INSTRUCTION -
Retype all of the listing exactly, passing over any picture you find.

SOURCE DATA -
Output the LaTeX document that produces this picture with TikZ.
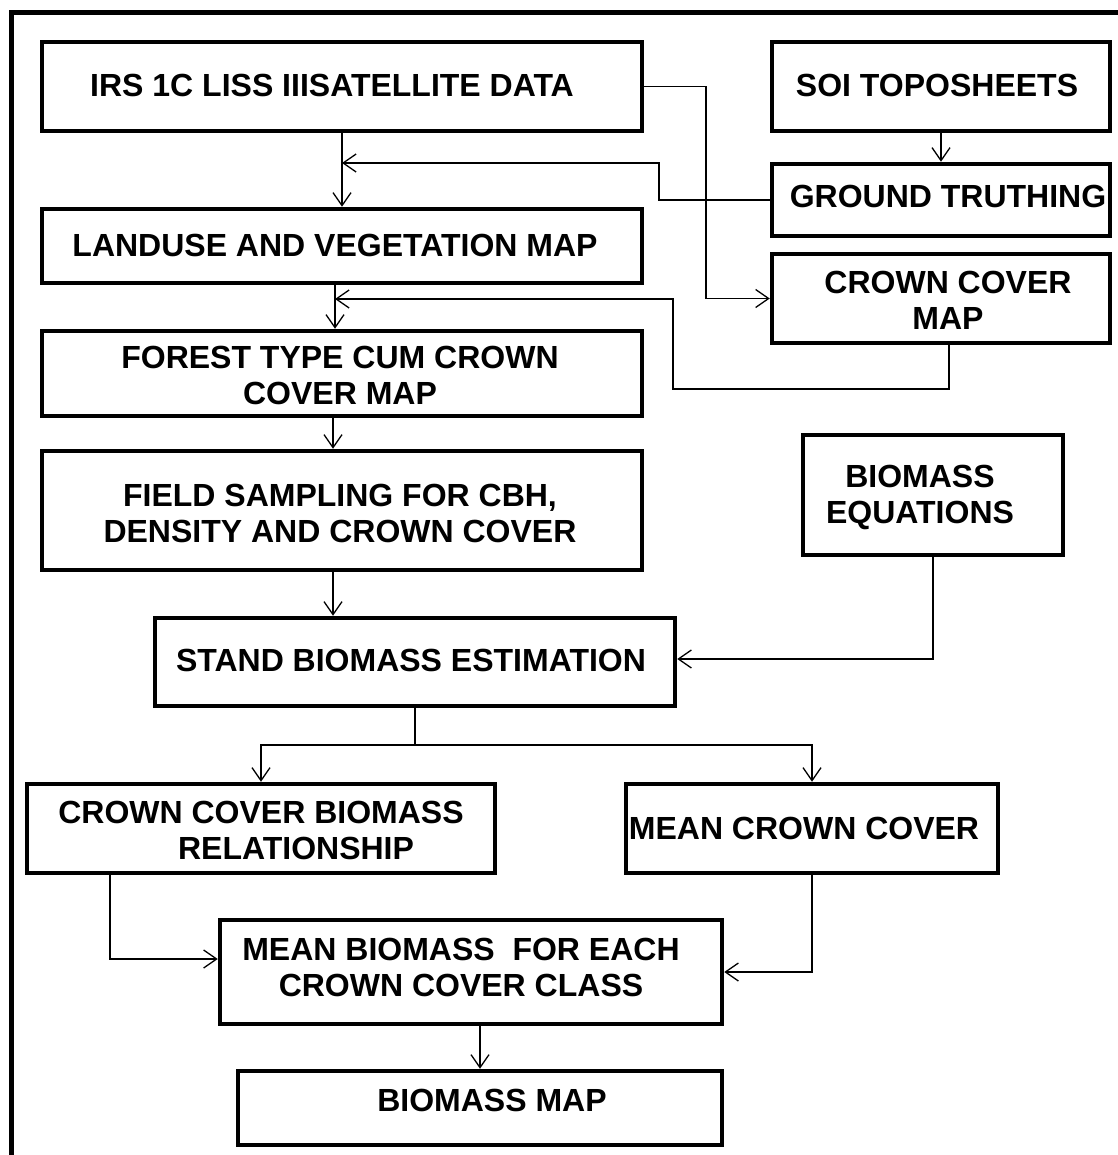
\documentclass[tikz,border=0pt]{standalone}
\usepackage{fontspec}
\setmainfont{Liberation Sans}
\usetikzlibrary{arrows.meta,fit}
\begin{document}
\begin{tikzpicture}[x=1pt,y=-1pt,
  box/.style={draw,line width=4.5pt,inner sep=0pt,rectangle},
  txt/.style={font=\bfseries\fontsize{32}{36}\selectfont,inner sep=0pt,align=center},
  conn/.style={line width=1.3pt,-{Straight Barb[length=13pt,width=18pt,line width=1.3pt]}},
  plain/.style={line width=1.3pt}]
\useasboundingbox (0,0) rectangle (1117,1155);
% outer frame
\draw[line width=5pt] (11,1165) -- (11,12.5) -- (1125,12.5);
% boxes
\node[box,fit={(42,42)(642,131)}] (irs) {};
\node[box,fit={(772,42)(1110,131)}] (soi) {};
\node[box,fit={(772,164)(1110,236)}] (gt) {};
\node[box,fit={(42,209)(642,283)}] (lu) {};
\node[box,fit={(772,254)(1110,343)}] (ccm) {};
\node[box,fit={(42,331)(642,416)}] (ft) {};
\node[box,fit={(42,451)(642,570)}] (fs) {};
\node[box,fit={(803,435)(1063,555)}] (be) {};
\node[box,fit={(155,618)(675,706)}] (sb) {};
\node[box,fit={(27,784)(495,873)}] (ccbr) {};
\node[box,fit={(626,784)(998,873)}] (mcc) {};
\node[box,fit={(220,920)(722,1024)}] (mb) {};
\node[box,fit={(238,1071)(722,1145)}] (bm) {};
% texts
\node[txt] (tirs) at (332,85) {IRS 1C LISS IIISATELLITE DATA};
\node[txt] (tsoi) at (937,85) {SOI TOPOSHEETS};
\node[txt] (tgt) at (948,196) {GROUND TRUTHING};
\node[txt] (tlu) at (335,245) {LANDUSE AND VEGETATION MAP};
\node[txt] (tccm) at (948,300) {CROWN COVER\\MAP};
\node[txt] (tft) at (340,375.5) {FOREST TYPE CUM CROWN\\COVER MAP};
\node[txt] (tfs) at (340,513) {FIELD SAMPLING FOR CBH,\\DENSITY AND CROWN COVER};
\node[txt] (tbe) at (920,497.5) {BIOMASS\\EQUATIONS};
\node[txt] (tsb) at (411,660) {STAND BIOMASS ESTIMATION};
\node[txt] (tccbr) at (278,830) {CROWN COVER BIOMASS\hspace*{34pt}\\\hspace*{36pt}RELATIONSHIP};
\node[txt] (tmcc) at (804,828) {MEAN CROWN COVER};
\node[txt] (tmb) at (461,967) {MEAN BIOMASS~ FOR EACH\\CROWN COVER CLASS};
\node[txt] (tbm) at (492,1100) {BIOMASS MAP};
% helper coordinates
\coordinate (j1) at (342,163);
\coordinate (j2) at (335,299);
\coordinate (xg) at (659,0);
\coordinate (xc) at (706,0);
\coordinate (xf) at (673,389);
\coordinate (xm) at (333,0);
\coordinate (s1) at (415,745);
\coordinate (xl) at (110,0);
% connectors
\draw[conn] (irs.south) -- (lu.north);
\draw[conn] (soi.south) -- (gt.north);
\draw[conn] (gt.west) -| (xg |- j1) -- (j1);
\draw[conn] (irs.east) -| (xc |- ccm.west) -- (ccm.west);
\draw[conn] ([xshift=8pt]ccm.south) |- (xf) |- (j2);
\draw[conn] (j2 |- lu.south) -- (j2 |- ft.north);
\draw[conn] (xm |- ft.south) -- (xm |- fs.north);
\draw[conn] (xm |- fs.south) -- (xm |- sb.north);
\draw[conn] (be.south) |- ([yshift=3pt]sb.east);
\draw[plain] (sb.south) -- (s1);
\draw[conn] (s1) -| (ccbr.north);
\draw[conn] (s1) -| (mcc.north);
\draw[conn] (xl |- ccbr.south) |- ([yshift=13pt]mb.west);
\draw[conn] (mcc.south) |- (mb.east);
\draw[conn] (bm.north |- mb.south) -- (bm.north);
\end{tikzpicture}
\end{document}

WRITTEN ANSWER -
Output the LaTeX document that produces this picture with TikZ.
\documentclass[tikz,border=0pt]{standalone}
\usepackage{fontspec}
\setmainfont{Liberation Sans}
\usetikzlibrary{arrows.meta,fit}
\begin{document}
\begin{tikzpicture}[x=1pt,y=-1pt,
  box/.style={draw,line width=4.5pt,inner sep=0pt,rectangle},
  txt/.style={font=\bfseries\fontsize{32}{36}\selectfont,inner sep=0pt,align=center},
  conn/.style={line width=1.3pt,-{Straight Barb[length=13pt,width=18pt,line width=1.3pt]}},
  plain/.style={line width=1.3pt}]
\useasboundingbox (0,0) rectangle (1117,1155);
% outer frame
\draw[line width=5pt] (11,1165) -- (11,12.5) -- (1125,12.5);
% boxes
\node[box,fit={(42,42)(642,131)}] (irs) {};
\node[box,fit={(772,42)(1110,131)}] (soi) {};
\node[box,fit={(772,164)(1110,236)}] (gt) {};
\node[box,fit={(42,209)(642,283)}] (lu) {};
\node[box,fit={(772,254)(1110,343)}] (ccm) {};
\node[box,fit={(42,331)(642,416)}] (ft) {};
\node[box,fit={(42,451)(642,570)}] (fs) {};
\node[box,fit={(803,435)(1063,555)}] (be) {};
\node[box,fit={(155,618)(675,706)}] (sb) {};
\node[box,fit={(27,784)(495,873)}] (ccbr) {};
\node[box,fit={(626,784)(998,873)}] (mcc) {};
\node[box,fit={(220,920)(722,1024)}] (mb) {};
\node[box,fit={(238,1071)(722,1145)}] (bm) {};
% texts
\node[txt] (tirs) at (332,85) {IRS 1C LISS IIISATELLITE DATA};
\node[txt] (tsoi) at (937,85) {SOI TOPOSHEETS};
\node[txt] (tgt) at (948,196) {GROUND TRUTHING};
\node[txt] (tlu) at (335,245) {LANDUSE AND VEGETATION MAP};
\node[txt] (tccm) at (948,300) {CROWN COVER\\MAP};
\node[txt] (tft) at (340,375.5) {FOREST TYPE CUM CROWN\\COVER MAP};
\node[txt] (tfs) at (340,513) {FIELD SAMPLING FOR CBH,\\DENSITY AND CROWN COVER};
\node[txt] (tbe) at (920,497.5) {BIOMASS\\EQUATIONS};
\node[txt] (tsb) at (411,660) {STAND BIOMASS ESTIMATION};
\node[txt] (tccbr) at (278,830) {CROWN COVER BIOMASS\hspace*{34pt}\\\hspace*{36pt}RELATIONSHIP};
\node[txt] (tmcc) at (804,828) {MEAN CROWN COVER};
\node[txt] (tmb) at (461,967) {MEAN BIOMASS~ FOR EACH\\CROWN COVER CLASS};
\node[txt] (tbm) at (492,1100) {BIOMASS MAP};
% helper coordinates
\coordinate (j1) at (342,163);
\coordinate (j2) at (335,299);
\coordinate (xg) at (659,0);
\coordinate (xc) at (706,0);
\coordinate (xf) at (673,389);
\coordinate (xm) at (333,0);
\coordinate (s1) at (415,745);
\coordinate (xl) at (110,0);
% connectors
\draw[conn] (irs.south) -- (lu.north);
\draw[conn] (soi.south) -- (gt.north);
\draw[conn] (gt.west) -| (xg |- j1) -- (j1);
\draw[conn] (irs.east) -| (xc |- ccm.west) -- (ccm.west);
\draw[conn] ([xshift=8pt]ccm.south) |- (xf) |- (j2);
\draw[conn] (j2 |- lu.south) -- (j2 |- ft.north);
\draw[conn] (xm |- ft.south) -- (xm |- fs.north);
\draw[conn] (xm |- fs.south) -- (xm |- sb.north);
\draw[conn] (be.south) |- ([yshift=3pt]sb.east);
\draw[plain] (sb.south) -- (s1);
\draw[conn] (s1) -| (ccbr.north);
\draw[conn] (s1) -| (mcc.north);
\draw[conn] (xl |- ccbr.south) |- ([yshift=13pt]mb.west);
\draw[conn] (mcc.south) |- (mb.east);
\draw[conn] (bm.north |- mb.south) -- (bm.north);
\end{tikzpicture}
\end{document}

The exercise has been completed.